Investigators with the Commodity Futures Trading Commission say the empty vault was the result of a complex coin-leasing scam in which Higgins claimed he was buying and storing American Eagle coins but pocketed tens of millions of dollars of investors’ money instead.
On Monday, the CFTC announced that two firms run by the 68-year-old coin dealer were ordered by a federal judge in Delaware to pay $146 million in restitution and fines.
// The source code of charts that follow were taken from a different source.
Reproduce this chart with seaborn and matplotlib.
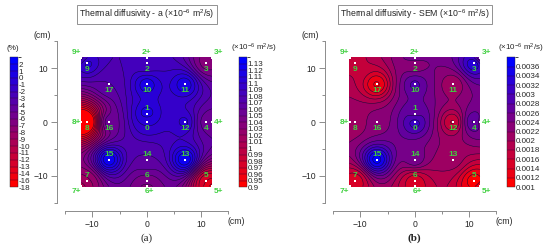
import numpy as np
import matplotlib
matplotlib.use('Agg')
import matplotlib.pyplot as plt
from matplotlib.cm import ScalarMappable
from matplotlib.colors import BoundaryNorm, ListedColormap
import seaborn as sns

W, H = 550, 249

# measurement points (cm)
pt_names = ['0', '1', '2', '3', '4', '5', '6', '7', '8', '9', '10', '11', '12', '13', '14', '15', '16', '17']
pt_x = [0, 0, 0, 11, 11, 11, 0, -11, -11, -11, 0, 7, 7, 7, 0, -7, -7, -7]
pt_y = [0, 1.5, 11, 11, 0, -11, -11, -11, 0, 11, 7, 7, 0, -7, -7, -7, 0, 7]
edge_names = ['2+', '3+', '4+', '5+', '6+', '7+', '8+', '9+']
edge_x = [0, 12, 12, 12, 0, -12, -12, -12]
edge_y = [12, 12, 0, -12, -12, -12, 0, 12]

# values, same order as above
a_pts = [1.10, 1.12, 1.085, 1.035, 1.055, 0.97, 1.05, 1.02, 0.92, 1.11, 1.12, 1.12, 1.105, 1.135, 1.07, 1.135, 1.06, 1.07]
a_edge = [1.08, 1.03, 1.05, 0.95, 1.03, 1.00, 0.90, 1.07]
sem_pts = [.0032, .0027, .0021, .0036, .0030, .0010, .0014, .0014, .0021, .0018, .0029, .0020, .0015, .0021, .0026, .0038, .0023, .0011]
sem_edge = [.0027, .0024, .0024, .0013, .0015, .0015, .0020, .0016]

# colour bar levels, bottom to top
a_levels = [0.9, 0.95, 0.96, 0.97, 0.98, 0.99, 1, 1.01, 1.02, 1.03, 1.04, 1.05, 1.06, 1.07, 1.08, 1.09, 1.1, 1.11, 1.12, 1.13, 1.14]
a_labels = ['0.9', '0.95', '0.96', '0.97', '0.98', '0.99', '1', '1.01', '1.02', '1.03', '1.04', '1.05', '1.06', '1.07', '1.08', '1.09', '1.1', '1.11', '1.12', '1.13']
sem_levels = [.001, .0012, .0014, .0016, .0018, .002, .0022, .0024, .0026, .0028, .003, .0032, .0034, .0036, .0038]
sem_labels = ['0.001', '0.0012', '0.0014', '0.0016', '0.0018', '0.002', '0.0022', '0.0024', '0.0026', '0.0028', '0.003', '0.0032', '0.0034', '0.0036']
pct_levels = [-18, -16, -14, -13, -12, -11, -10, -9, -8, -7, -6, -5, -4, -3, -2, -1, 0, 1, 2, 3]
pct_labels = ['-18', '-16', '-14', '-13', '-12', '-11', '-10', '-9', '-8', '-7', '-6', '-5', '-4', '-3', '-2', '-1', '0', '1', '2']

sns.set_style('white')
plt.rcParams['font.family'] = ['Liberation Sans', 'DejaVu Sans']
plt.rcParams['mathtext.default'] = 'regular'

GREEN = '#3fd03f'
UNIT = '(×10$^{-6}$ m$^{2}$/s)'
fig = plt.figure(figsize=(W / 100, H / 100), dpi=100)


def box(x0, y0, x1, y1):
    # pixel box -> figure rect
    return [x0 / W, 1 - y1 / H, (x1 - x0) / W, (y1 - y0) / H]


def ftext(x, y, s, **kw):
    kw.setdefault('ha', 'center')
    kw.setdefault('va', 'center')
    kw.setdefault('fontsize', 6.2)
    fig.text(x / W, 1 - y / H, s, **kw)


def surface(x, y, z, gx, gy, base):
    # distance weighted map of the measured values, no overshoot between points
    dg2 = (gx[..., None] - x) ** 2 + (gy[..., None] - y) ** 2
    w = 1 / (dg2 + 1.0) ** 1.3
    bg = 0.012
    return (w @ z + bg * base) / (w.sum(axis=-1) + bg)


def colour_bar(x0, levels, labels, head):
    n = len(levels) - 1
    cols = sns.blend_palette(['#ff0000', '#0000ff'], n)
    sm = ScalarMappable(norm=BoundaryNorm(levels, n), cmap=ListedColormap(cols))
    cax = fig.add_axes(box(x0, 57.5, x0 + 8, 187))
    cb = fig.colorbar(sm, cax=cax, spacing='uniform', ticks=levels[:-1], drawedges=True)
    cb.ax.set_yticklabels(labels, fontsize=5.8)
    cb.ax.tick_params(length=0, pad=0.6)
    cb.outline.set_linewidth(0.3)
    cb.dividers.set_color('#300030')
    cb.dividers.set_linewidth(0.3)
    ftext(x0 + 4 + head[1], 48, head[0], fontsize=5.8)


def panel(left, vals, edges, levels, labels, base, title, title_box, bar_x, letter, weight):
    ax = fig.add_axes(box(left - 81.5, 41.5, left + 81.5, 202.5))
    ax.set_xlim(-15, 15)
    ax.set_ylim(-15, 15)
    ax.patch.set_alpha(0)

    x = np.array(pt_x + edge_x, dtype=float)
    y = np.array(pt_y + edge_y, dtype=float)
    z = np.array(vals + edges, dtype=float)
    gx, gy = np.meshgrid(np.linspace(-12, 12, 201), np.linspace(-12, 12, 201))
    zf = np.clip(surface(x, y, z, gx, gy, base), levels[0], levels[-1] - 1e-9)

    cols = sns.blend_palette(['#ff0000', '#0000ff'], len(levels) - 1)
    ax.contourf(gx, gy, zf, levels=levels, colors=cols)
    ax.contour(gx, gy, zf, levels=levels, colors='#1a0a2a', linewidths=0.35)

    sns.scatterplot(x=x, y=y, ax=ax, color='white', marker='s', s=2.5, linewidth=0, legend=False, zorder=5)

    for name, px, py in zip(pt_names, pt_x, pt_y):
        off = -1.2 if py > -5 else 1.0
        if name == '1':
            off = 1.1
        ax.text(px, py + off, name, color=GREEN, fontsize=6, ha='center', va='center', fontweight='bold', zorder=6)
    for name, px, py in zip(edge_names, edge_x, edge_y):
        dx = -0.9 if px < 0 else (1.25 if px > 0 else (0.5 if py < 0 else 0))
        dy = np.sign(py) * 0.9
        ax.text(px + dx, py + dy, name, color=GREEN, fontsize=6, ha='center', va='center', fontweight='bold', zorder=6)

    sns.despine(ax=ax, top=True, right=True, offset=6)
    for s in ['left', 'bottom']:
        ax.spines[s].set_color('#8c8c8c')
        ax.spines[s].set_linewidth(0.7)
    ax.set_xticks([-10, 0, 10])
    ax.set_yticks([-10, 0, 10])
    ax.set_xticks([-15, -5, 5, 15], minor=True)
    ax.set_yticks([-15, -5, 5, 15], minor=True)
    ax.tick_params(which='major', length=4.5, width=0.7, color='#8c8c8c', labelsize=6.2, pad=2, left=True, bottom=True)
    ax.tick_params(which='minor', length=2.2, width=0.7, color='#8c8c8c', left=True, bottom=True)

    ftext(left - 104, 35, '(cm)', fontsize=6.2)
    ftext(left + 90, 221, '(cm)', fontsize=6.2)

    x0, x1 = title_box
    ftext((x0 + x1) / 2, 14.5, title, fontsize=6.3,
          bbox=dict(boxstyle='square,pad=0.25', fc='white', ec='#808080', lw=0.6))
    colour_bar(bar_x, levels, labels, (UNIT, 10.5))
    ftext(left, 238, letter, fontsize=8, family='Liberation Serif', fontweight=weight)


colour_bar(10, pct_levels, pct_labels, ('(%)', -1))
panel(146.7, a_pts, a_edge, a_levels, a_labels, 1.08, 'Thermal diffusivity - a ' + UNIT, (79, 215), 239, '(a)', 'normal')
panel(414.7, sem_pts, sem_edge, sem_levels, sem_labels, .0023, 'Thermal diffusivity - SEM ' + UNIT, (339, 491), 506.5, '(b)', 'bold')

fig.savefig('out.png', dpi=100)
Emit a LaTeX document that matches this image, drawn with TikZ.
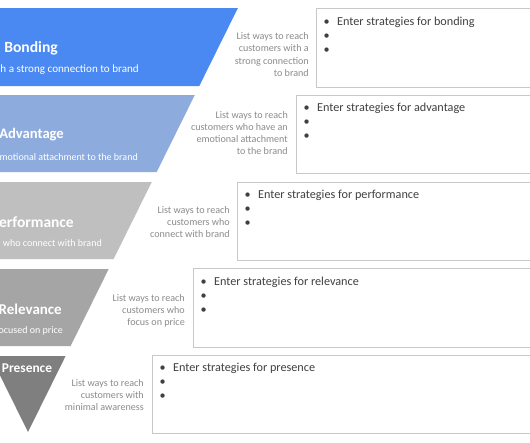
\documentclass[tikz,border=0pt]{standalone}
\usepackage{fontspec}
\setmainfont{Carlito}
\definecolor{bandA}{HTML}{4A88F2}
\definecolor{bandB}{HTML}{8EABDE}
\definecolor{bandC}{HTML}{BFBFBF}
\definecolor{bandD}{HTML}{A5A5A5}
\definecolor{bandE}{HTML}{7F7F7F}
\definecolor{descgray}{HTML}{8C8C8C}
\definecolor{listc}{HTML}{404040}
\definecolor{boxgray}{HTML}{C8C8C8}
\begin{document}
\begin{tikzpicture}[x=1pt,y=-1pt,
  title/.style={font=\bfseries\fontsize{14.6}{17}\selectfont, text=white, inner sep=0pt},
  sub/.style={font=\fontsize{10}{12}\selectfont, text=white, inner sep=0pt, anchor=east},
  desc/.style={font=\fontsize{10.1}{12.2}\selectfont, text=descgray, align=right, inner sep=0pt, anchor=east},
  box/.style={draw=boxgray, line width=0.9pt, fill=white},
  list/.style={font=\fontsize{12.2}{14}\selectfont, text=listc, inner sep=0pt, anchor=base west}]
\useasboundingbox (0,0) rectangle (530,442);
\clip (0,0) rectangle (530,442);
\fill[white] (0,0) rectangle (530,442);
% funnel bands
\fill[bandA] (-181.9,8) -- (237.9,8) -- (199.3,86) -- (-143.3,86) -- cycle;
\fill[bandB] (-138.8,95) -- (194.8,95) -- (156.7,172) -- (-100.7,172) -- cycle;
\fill[bandC] (-95.75,182) -- (151.75,182) -- (113.6,259) -- (-57.6,259) -- cycle;
\fill[bandD] (-52.7,269) -- (108.7,269) -- (70.6,346) -- (-14.6,346) -- cycle;
\fill[bandE] (-9.6,356) -- (65.6,356) -- (28,432) -- cycle;
% band texts
\node[title, anchor=east, font=\bfseries\fontsize{15.6}{18}\selectfont] (t1) at (58,48) {Bonding};
\node[sub, font=\fontsize{11.1}{13}\selectfont] (s1) at (139,70) {h a strong connection to brand};
\node[title, anchor=east] (t2) at (64,135) {Advantage};
\node[sub] (s2) at (138,157) {motional attachment to the brand};
\node[title, anchor=east, font=\bfseries\fontsize{15.5}{18}\selectfont] (t3) at (74,222) {erformance};
\node[sub] (s3) at (102,243) {who connect with brand};
\node[title, anchor=east, font=\bfseries\fontsize{15}{18}\selectfont] (t4) at (62,309) {Relevance};
\node[sub] (s4) at (63,331) {ocused on price};
\node[title, font=\bfseries\fontsize{13.4}{16}\selectfont] (t5) at (27,368) {Presence};
% boxes
\draw[box] (316,8) rectangle (540,87);
\draw[box] (296,95) rectangle (540,173);
\draw[box] (237,182) rectangle (540,260);
\draw[box] (193,268) rectangle (540,347);
\draw[box] (152,355) rectangle (540,433);
% descriptions
\node[desc] (d1) at (309,54.5) {List ways to reach\\customers with a\\strong connection\\to brand};
\node[desc] (d2) at (288,133) {List ways to reach\\customers who have an\\emotional attachment\\to the brand};
\node[desc] (d3) at (230,222) {List ways to reach\\customers who\\connect with brand};
\node[desc] (d4) at (185,311) {List ways to reach\\customers who\\focus on price};
\node[desc] (d5) at (144,395) {List ways to reach\\customers with\\minimal awareness};
% lists
\newcommand{\lstrows}[1]{\begin{tabular}[t]{@{}l@{}}\makebox[13.5pt][l]{•}#1\\•\\•\end{tabular}}
\node[list] (l1) at (323.5,25.5) {\lstrows{Enter strategies for bonding}};
\node[list] (l2) at (303.5,111.5) {\lstrows{Enter strategies for advantage}};
\node[list] (l3) at (244.5,198.5) {\lstrows{Enter strategies for performance}};
\node[list] (l4) at (200.5,285.5) {\lstrows{Enter strategies for relevance}};
\node[list] (l5) at (159.5,371.5) {\lstrows{Enter strategies for presence}};
\end{tikzpicture}
\end{document}
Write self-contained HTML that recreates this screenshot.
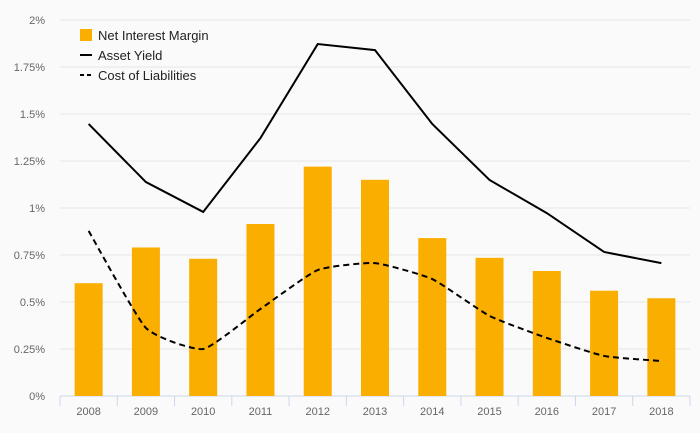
<!DOCTYPE html>
<html><head><meta charset="utf-8"><style>
body{margin:0;background:#fafafa;}
svg{display:block;font-family:"Liberation Sans",sans-serif;}
</style></head><body>
<svg id="chart" width="700" height="433">
<rect width="700" height="433" fill="#fafafa"/>
<g id="grid"></g>
<g id="bars"></g>
<g id="lines"></g>
<g id="axes"></g>
<g font-size="13" fill="#222">
 <g><rect x="80" y="29" width="12" height="12" fill="#f9ae00"/><text x="98" y="40">Net Interest Margin</text></g>
 <g><line x1="80" y1="55" x2="92" y2="55" stroke="#000" stroke-width="2"/><text x="98" y="60">Asset Yield</text></g>
 <g><line x1="80" y1="75" x2="92" y2="75" stroke="#000" stroke-width="2" stroke-dasharray="4,3"/><text x="98" y="80">Cost of Liabilities</text></g>
</g>
</svg>
<script>
const categories=["2008","2009","2010","2011","2012","2013","2014","2015","2016","2017","2018"];
const nim=[0.60,0.79,0.73,0.915,1.22,1.15,0.84,0.735,0.665,0.56,0.52];
const assetYield=[1.447,1.138,0.979,1.372,1.872,1.84,1.447,1.149,0.973,0.766,0.707];
const costLiab=[0.878,0.362,0.25,0.463,0.67,0.707,0.622,0.426,0.309,0.213,0.186];
const yTicks=[0,0.25,0.5,0.75,1,1.25,1.5,1.75,2];
const yLabels=["0%","0.25%","0.5%","0.75%","1%","1.25%","1.5%","1.75%","2%"];
const NS="http://www.w3.org/2000/svg";
const x0=60,x1=690,y0=396,y1=20;
const step=(x1-x0)/categories.length;
const X=i=>x0+step*(i+0.5);
const Y=v=>y0-(v/2)*(y0-y1);
function mk(t,a,p){const e=document.createElementNS(NS,t);for(const k in a)e.setAttribute(k,a[k]);p.appendChild(e);return e;}
const grid=document.getElementById('grid'),axes=document.getElementById('axes');
yTicks.forEach((t,i)=>{
 const l=mk('line',{x1:x0,x2:x1,y1:Y(t),y2:Y(t),stroke:i==0?'#ccd6eb':'#e6e6e6','stroke-width':1},grid);
 
 
 const tx=mk('text',{x:45,y:Y(t)+4,'text-anchor':'end','font-size':11,fill:'#666'},axes);
 tx.textContent=yLabels[i];
 
 
});
for(let i=0;i<=categories.length;i++){
 const tk=mk('line',{x1:x0+step*i,x2:x0+step*i,y1:y0,y2:y0+10,stroke:'#ccd6eb'},axes);
 
 
}
categories.forEach((c,i)=>{
 const tx=mk('text',{x:X(i),y:415,'text-anchor':'middle','font-size':11,fill:'#666'},axes);
 tx.textContent=c;
 
 
});
const bars=document.getElementById('bars');
nim.forEach((v,i)=>{
 const r=mk('rect',{x:X(i)-14,y:Y(v),width:28,height:y0-Y(v),fill:'#f9ae00'},bars);
 
 
});
const lines=document.getElementById('lines');
const pa=assetYield.map((v,i)=>(i?'L':'M')+X(i)+','+Y(v)).join('');
const a=mk('path',{d:pa,fill:'none',stroke:'#000','stroke-width':2},lines);


function smooth(vals){
 const p=vals.map((v,i)=>[X(i),Y(v)]);let d='M'+p[0];
 for(let i=0;i<p.length-1;i++){
  const p0=p[i-1]||p[i],p1=p[i],p2=p[i+1],p3=p[i+2]||p2,s=0.08;
  d+='C'+(p1[0]+(p2[0]-p0[0])*s)+','+(p1[1]+(p2[1]-p0[1])*s)+' '+(p2[0]-(p3[0]-p1[0])*s)+','+(p2[1]-(p3[1]-p1[1])*s)+' '+p2;
 }return d;}
const c=mk('path',{d:smooth(costLiab),fill:'none',stroke:'#000','stroke-width':2,'stroke-dasharray':'6,4'},lines);


</script>
</body></html>
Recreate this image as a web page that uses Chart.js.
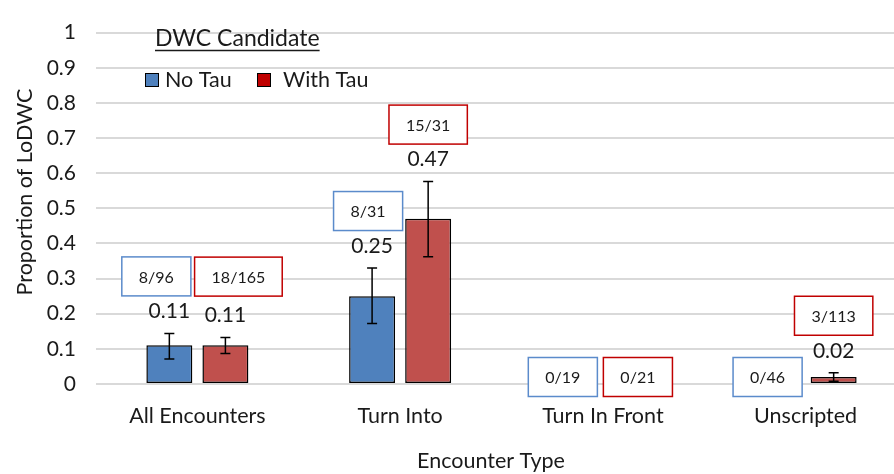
<!DOCTYPE html>
<html>
<head>
<meta charset="utf-8">
<script src="https://cdn.jsdelivr.net/npm/chart.js@4"></script>
<style>
  html, body { margin: 0; padding: 0; background: #fff; overflow: hidden; }
  #wrap { width: 894px; height: 474px; overflow: hidden; }
</style>
</head>
<body>
<div id="wrap"><canvas id="chart" width="912" height="474"></canvas></div>
<script>
// Categories and series
const categories = ['All Encounters', 'Turn Into', 'Turn In Front', 'Unscripted'];
const noTau = [0.11, 0.25, 0, 0];
const withTau = [0.11, 0.47, 0, 0.02];

// Error bar ranges (low / high)
const noTauLow = [0.071, 0.172, 0, 0];
const noTauHigh = [0.144, 0.33, 0, 0];
const withTauLow = [0.087, 0.362, 0, 0.008];
const withTauHigh = [0.132, 0.576, 0, 0.032];

// Counts shown in the boxes
const noTauCounts = ['8/96', '8/31', '0/19', '0/46'];
const withTauCounts = ['18/165', '15/31', '0/21', '3/113'];

// Y axis ticks
const yTicks = [0, 0.1, 0.2, 0.3, 0.4, 0.5, 0.6, 0.7, 0.8, 0.9, 1];

const FONT = 'Lato, "Open Sans", sans-serif';
const TEXT = '#1a1a1a';

// Draws error bars, value labels, count boxes, legend and axis titles
const annotations = {
  id: 'annotations',
  afterDatasetsDraw(chart, args, opts) {
    const ctx = chart.ctx;
    const y = chart.scales.y;
    ctx.save();
    chart.data.datasets.forEach((ds, di) => {
      const meta = chart.getDatasetMeta(di);
      meta.data.forEach((bar, i) => {
        const v = ds.data[i];
        const hi = ds.errHigh[i];
        const lo = ds.errLow[i];
        if (v > 0) {
          // error bar
          ctx.strokeStyle = '#000';
          ctx.lineWidth = 1.5;
          ctx.beginPath();
          ctx.moveTo(bar.x, y.getPixelForValue(hi));
          ctx.lineTo(bar.x, y.getPixelForValue(lo));
          ctx.moveTo(bar.x - 5, y.getPixelForValue(hi));
          ctx.lineTo(bar.x + 5, y.getPixelForValue(hi));
          ctx.moveTo(bar.x - 5, y.getPixelForValue(lo));
          ctx.lineTo(bar.x + 5, y.getPixelForValue(lo));
          ctx.stroke();
        }
        // value label
        const labelY = y.getPixelForValue(hi) - 22;
        if (v > 0) {
          ctx.fillStyle = TEXT;
          ctx.font = '21px ' + FONT;
          ctx.textAlign = 'center';
          ctx.textBaseline = 'middle';
          ctx.fillText(v.toFixed(2), bar.x, labelY);
        }
        // count box
        const boxY = (v > 0 ? labelY - 35 : y.getPixelForValue(0) - 7) + opts.boxLift[di][i];
        const boxX = bar.x + opts.boxShift[di][i];
        ctx.font = '16px ' + FONT;
        const w = ctx.measureText(ds.counts[i]).width + 34;
        const h = 39;
        ctx.strokeStyle = ds.boxColor;
        ctx.lineWidth = 1.5;
        ctx.fillStyle = '#fff';
        ctx.fillRect(boxX - w / 2, boxY - h / 2, w, h);
        ctx.strokeRect(boxX - w / 2, boxY - h / 2, w, h);
        ctx.fillStyle = TEXT;
        ctx.textAlign = 'center';
        ctx.textBaseline = 'middle';
        ctx.fillText(ds.counts[i], boxX, boxY + 1);
      });
    });

    // legend
    ctx.fillStyle = TEXT;
    ctx.font = '23px ' + FONT;
    ctx.textAlign = 'left';
    ctx.textBaseline = 'alphabetic';
    ctx.fillText('DWC Candidate', 155, 46);
    const tw = ctx.measureText('DWC Candidate').width;
    ctx.strokeStyle = TEXT;
    ctx.lineWidth = 1.5;
    ctx.beginPath();
    ctx.moveTo(155, 50.5);
    ctx.lineTo(155 + tw, 50.5);
    ctx.stroke();

    const legendX = [145, 257];
    chart.data.datasets.forEach((ds, di) => {
      ctx.fillStyle = ds.legendColor;
      ctx.fillRect(legendX[di], 73, 14, 14);
      ctx.strokeStyle = '#000';
      ctx.lineWidth = 1;
      ctx.strokeRect(legendX[di] + 0.5, 73.5, 13, 13);
      ctx.fillStyle = TEXT;
      ctx.font = '21.5px ' + FONT;
      ctx.textBaseline = 'middle';
      ctx.textAlign = 'left';
      ctx.fillText(ds.label, legendX[di] + (di === 0 ? 20 : 26), 80);
    });

    // axis titles
    ctx.font = '21.5px ' + FONT;
    ctx.textAlign = 'center';
    ctx.textBaseline = 'middle';
    ctx.fillText('Encounter Type', 491, 461);
    ctx.translate(25, 192);
    ctx.rotate(-Math.PI / 2);
    ctx.fillText('Proportion of LoDWC', 0, 0);
    ctx.restore();
  }
};

new Chart(document.getElementById('chart'), {
  type: 'bar',
  data: {
    labels: categories,
    datasets: [
      {
        label: 'No Tau',
        data: noTau,
        errLow: noTauLow,
        errHigh: noTauHigh,
        counts: noTauCounts,
        backgroundColor: '#4F81BD',
        legendColor: '#4F81BD',
        boxColor: '#5B8BCB',
        borderColor: '#000',
        borderWidth: 1.5,
        borderSkipped: false
      },
      {
        label: 'With Tau',
        data: withTau,
        errLow: withTauLow,
        errHigh: withTauHigh,
        counts: withTauCounts,
        backgroundColor: '#C0504D',
        legendColor: '#C00000',
        boxColor: '#C00000',
        borderColor: '#000',
        borderWidth: 1.5,
        borderSkipped: false
      }
    ]
  },
  options: {
    responsive: false,
    animation: false,
    devicePixelRatio: 1,
    categoryPercentage: 0.553,
    barPercentage: 0.82,
    layout: { padding: { left: 0, right: 5, top: 21, bottom: 0 } },
    plugins: {
      legend: { display: false },
      tooltip: { enabled: false },
      annotations: {
        boxShift: [[-13, -4, -12, -10], [13, 0, 7, 0]],
        boxLift: [[0, 0, 0, 0], [-4, 0, 0, 0]]
      }
    },
    scales: {
      x: {
        grid: { display: false },
        border: { display: false },
        ticks: { color: TEXT, font: { family: FONT, size: 21.5 }, padding: 11 },
        afterFit: s => { s.height = 90; }
      },
      y: {
        min: 0,
        max: 1,
        afterBuildTicks: s => { s.ticks = yTicks.map(v => ({ value: v })); },
        grid: { color: '#D9D9D9', lineWidth: 2, drawTicks: false },
        border: { display: false },
        ticks: {
          color: TEXT,
          font: { family: FONT, size: 21 },
          padding: 20,
          callback: v => String(Number(v.toFixed(1)))
        },
        afterFit: s => { s.width = 96; }
      }
    }
  },
  plugins: [annotations]
});
</script>
</body>
</html>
The ruling also ordered the firms, Argent Asset Group LLC and First State Depository Company LLC, shut down and barred Higgins from ever working in the commodities industry again.
Higgins separately faces federal criminal charges for fraud, tax evasion and perjury.
A message left with an attorney representing Higgins in the matter brought by the CFTC wasn’t immediately returned.
According to court filings, the scam dated back to 2014 and continued through 2022, during which more than 200 investors were allegedly defrauded out of $113 million in money they had given Higgins, purportedly to buy silver coins.
The scam allegedly lured customers in through a fraudulent silver coin-leasing offer called the “Maximus Program.” Investors were convinced to buy the one-ounce, U.S. Mint-issued pure silver coins through Argent, and then store them at a vault in Delaware run by First State Depository.
The “Maximus Program” would then offer customers a lease payment of as much as 20 cents per coin to allow Argent the right to use them for short-term sales with the guarantee the coins would be replaced.
Investigators say none of this ever appears to have happened, although it was not entirely clear if Higgins ever bought coins for customers as he had promised or if he had just never replaced them once they were loaned out.
After the CFTC suit was filed in 2022, the court ordered an administrator to take over the operation. When investigators entered the vault, they discovered that more than 500,000 silver coins and 9,000 gold coins that were supposed to be there were, in fact, missing. In their place were rows and rows of boxes assigned to customers that contained little more than IOUs, according to court papers.
Investigators say Higgins deceived his customers by sending them phony monthly statements and then stalling when any would seek to redeem their deposits. They also say Higgins claimed the coins were all insured, but that the policy he had was insufficient to cover the value of the coins he claimed to be storing.
Court documents related to the criminal case stated that Higgins had claimed at times that his businesses had been under heavy financial strain and he was struggling to pay off loans he had taken using coins as collateral.